* Begin Collected material *

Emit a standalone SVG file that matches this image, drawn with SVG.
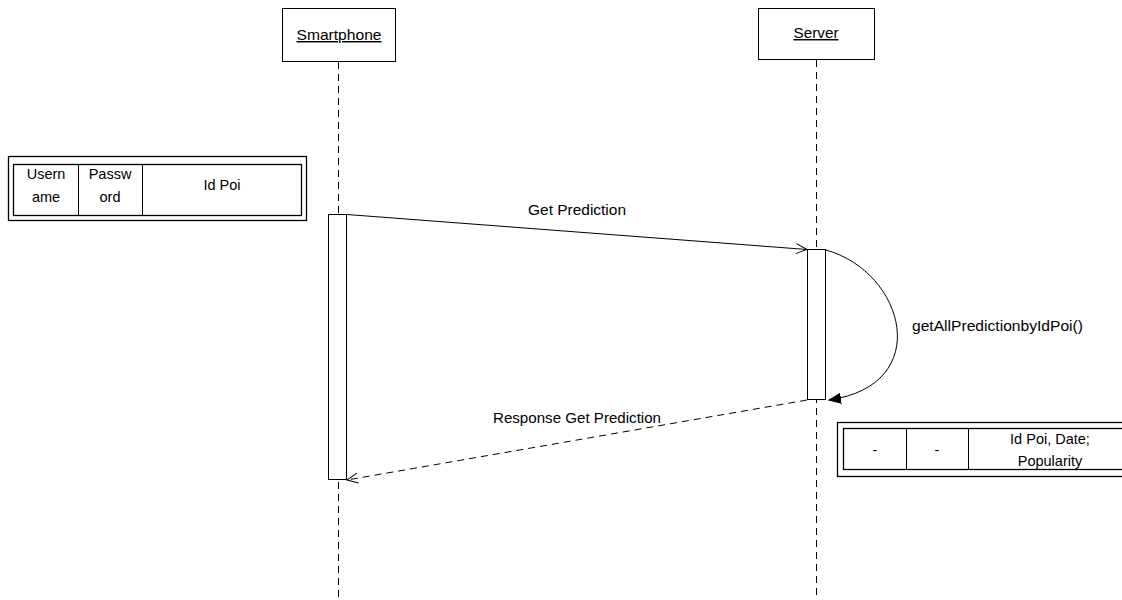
<svg xmlns="http://www.w3.org/2000/svg" width="1122" height="600" viewBox="0 0 1122 600">
<style>
text{font-family:"Liberation Sans","Open Sans",Arial,sans-serif;font-size:14.5px;fill:#000}
.c{text-anchor:middle}
.box{fill:#fff;stroke:#000;stroke-width:1}
.life{stroke:#000;stroke-width:1;stroke-dasharray:7 5;fill:none}
.act{fill:#fff;stroke:#000;stroke-width:1}
.msg{stroke:#000;stroke-width:1;fill:none}
.dash{stroke:#000;stroke-width:1;fill:none;stroke-dasharray:7 5}
.tbl{fill:#fff;stroke:#000;stroke-width:1.3}
</style>
<defs>
<marker id="open" markerWidth="14" markerHeight="14" refX="12" refY="6" orient="auto" markerUnits="userSpaceOnUse">
<path d="M1,1 L12,6 L1,11" fill="none" stroke="#000" stroke-width="1"/>
</marker>
<marker id="filled" markerWidth="14" markerHeight="14" refX="12" refY="6" orient="auto" markerUnits="userSpaceOnUse">
<path d="M0,1 L12,6 L0,11 Z" fill="#000" stroke="#000"/>
</marker>
</defs>
<rect width="1122" height="600" fill="#fff"/>

<g id="smartphone">
<line class="life" x1="338.5" y1="62" x2="338.5" y2="600"/>
<rect class="box" x="282.5" y="8.5" width="113" height="53"/>
<text class="c" x="339" y="40" text-decoration="underline" textLength="85" lengthAdjust="spacingAndGlyphs">Smartphone</text>
<rect class="act" x="328.5" y="214.5" width="18" height="265"/>
</g>

<g id="server">
<line class="life" x1="816.5" y1="60" x2="816.5" y2="600"/>
<rect class="box" x="758.5" y="8.5" width="116" height="51"/>
<text class="c" x="816" y="38" text-decoration="underline" textLength="45" lengthAdjust="spacingAndGlyphs">Server</text>
<rect class="act" x="807.5" y="249.5" width="18" height="150"/>
</g>

<g id="connectors">
<line class="msg" x1="347" y1="214.5" x2="807" y2="249.5" marker-end="url(#open)"/>
<text class="c" x="577" y="215" textLength="98" lengthAdjust="spacingAndGlyphs">Get Prediction</text>
<path class="msg" d="M826,250 C905,272 935,385 829,400" marker-end="url(#filled)"/>
<text x="912" y="331" textLength="171" lengthAdjust="spacingAndGlyphs">getAllPredictionbyIdPoi()</text>
<line class="dash" x1="807" y1="400" x2="347" y2="480" marker-end="url(#open)"/>
<text class="c" x="577" y="423" textLength="168" lengthAdjust="spacingAndGlyphs">Response Get Prediction</text>
</g>

<g id="request-table">
<rect class="tbl" x="8.5" y="156.5" width="298" height="64"/>
<rect class="tbl" x="13.5" y="164.5" width="288" height="51"/>
<line class="msg" x1="78.5" y1="164.5" x2="78.5" y2="215.5"/>
<line class="msg" x1="142.5" y1="164.5" x2="142.5" y2="215.5"/>
<text class="c" x="46" y="179">Usern</text>
<text class="c" x="46" y="202">ame</text>
<text class="c" x="110" y="179">Passw</text>
<text class="c" x="110" y="202">ord</text>
<text class="c" x="222" y="190">Id Poi</text>
</g>

<g id="response-table">
<rect class="tbl" x="837.5" y="422.5" width="300" height="54"/>
<rect class="tbl" x="843.5" y="428.5" width="290" height="41"/>
<line class="msg" x1="906.5" y1="428.5" x2="906.5" y2="469.5"/>
<line class="msg" x1="968.5" y1="428.5" x2="968.5" y2="469.5"/>
<text class="c" x="875" y="455">-</text>
<text class="c" x="937" y="455">-</text>
<text class="c" x="1050" y="444">Id Poi, Date;</text>
<text class="c" x="1050" y="466">Popularity</text>
</g>
</svg>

* End Collected material *

Pictures excluded, quote all the data above exactly.

Answer for this exercise ->
Emit a standalone SVG file that matches this image, drawn with SVG.
<svg xmlns="http://www.w3.org/2000/svg" width="1122" height="600" viewBox="0 0 1122 600">
<style>
text{font-family:"Liberation Sans","Open Sans",Arial,sans-serif;font-size:14.5px;fill:#000}
.c{text-anchor:middle}
.box{fill:#fff;stroke:#000;stroke-width:1}
.life{stroke:#000;stroke-width:1;stroke-dasharray:7 5;fill:none}
.act{fill:#fff;stroke:#000;stroke-width:1}
.msg{stroke:#000;stroke-width:1;fill:none}
.dash{stroke:#000;stroke-width:1;fill:none;stroke-dasharray:7 5}
.tbl{fill:#fff;stroke:#000;stroke-width:1.3}
</style>
<defs>
<marker id="open" markerWidth="14" markerHeight="14" refX="12" refY="6" orient="auto" markerUnits="userSpaceOnUse">
<path d="M1,1 L12,6 L1,11" fill="none" stroke="#000" stroke-width="1"/>
</marker>
<marker id="filled" markerWidth="14" markerHeight="14" refX="12" refY="6" orient="auto" markerUnits="userSpaceOnUse">
<path d="M0,1 L12,6 L0,11 Z" fill="#000" stroke="#000"/>
</marker>
</defs>
<rect width="1122" height="600" fill="#fff"/>

<g id="smartphone">
<line class="life" x1="338.5" y1="62" x2="338.5" y2="600"/>
<rect class="box" x="282.5" y="8.5" width="113" height="53"/>
<text class="c" x="339" y="40" text-decoration="underline" textLength="85" lengthAdjust="spacingAndGlyphs">Smartphone</text>
<rect class="act" x="328.5" y="214.5" width="18" height="265"/>
</g>

<g id="server">
<line class="life" x1="816.5" y1="60" x2="816.5" y2="600"/>
<rect class="box" x="758.5" y="8.5" width="116" height="51"/>
<text class="c" x="816" y="38" text-decoration="underline" textLength="45" lengthAdjust="spacingAndGlyphs">Server</text>
<rect class="act" x="807.5" y="249.5" width="18" height="150"/>
</g>

<g id="connectors">
<line class="msg" x1="347" y1="214.5" x2="807" y2="249.5" marker-end="url(#open)"/>
<text class="c" x="577" y="215" textLength="98" lengthAdjust="spacingAndGlyphs">Get Prediction</text>
<path class="msg" d="M826,250 C905,272 935,385 829,400" marker-end="url(#filled)"/>
<text x="912" y="331" textLength="171" lengthAdjust="spacingAndGlyphs">getAllPredictionbyIdPoi()</text>
<line class="dash" x1="807" y1="400" x2="347" y2="480" marker-end="url(#open)"/>
<text class="c" x="577" y="423" textLength="168" lengthAdjust="spacingAndGlyphs">Response Get Prediction</text>
</g>

<g id="request-table">
<rect class="tbl" x="8.5" y="156.5" width="298" height="64"/>
<rect class="tbl" x="13.5" y="164.5" width="288" height="51"/>
<line class="msg" x1="78.5" y1="164.5" x2="78.5" y2="215.5"/>
<line class="msg" x1="142.5" y1="164.5" x2="142.5" y2="215.5"/>
<text class="c" x="46" y="179">Usern</text>
<text class="c" x="46" y="202">ame</text>
<text class="c" x="110" y="179">Passw</text>
<text class="c" x="110" y="202">ord</text>
<text class="c" x="222" y="190">Id Poi</text>
</g>

<g id="response-table">
<rect class="tbl" x="837.5" y="422.5" width="300" height="54"/>
<rect class="tbl" x="843.5" y="428.5" width="290" height="41"/>
<line class="msg" x1="906.5" y1="428.5" x2="906.5" y2="469.5"/>
<line class="msg" x1="968.5" y1="428.5" x2="968.5" y2="469.5"/>
<text class="c" x="875" y="455">-</text>
<text class="c" x="937" y="455">-</text>
<text class="c" x="1050" y="444">Id Poi, Date;</text>
<text class="c" x="1050" y="466">Popularity</text>
</g>
</svg>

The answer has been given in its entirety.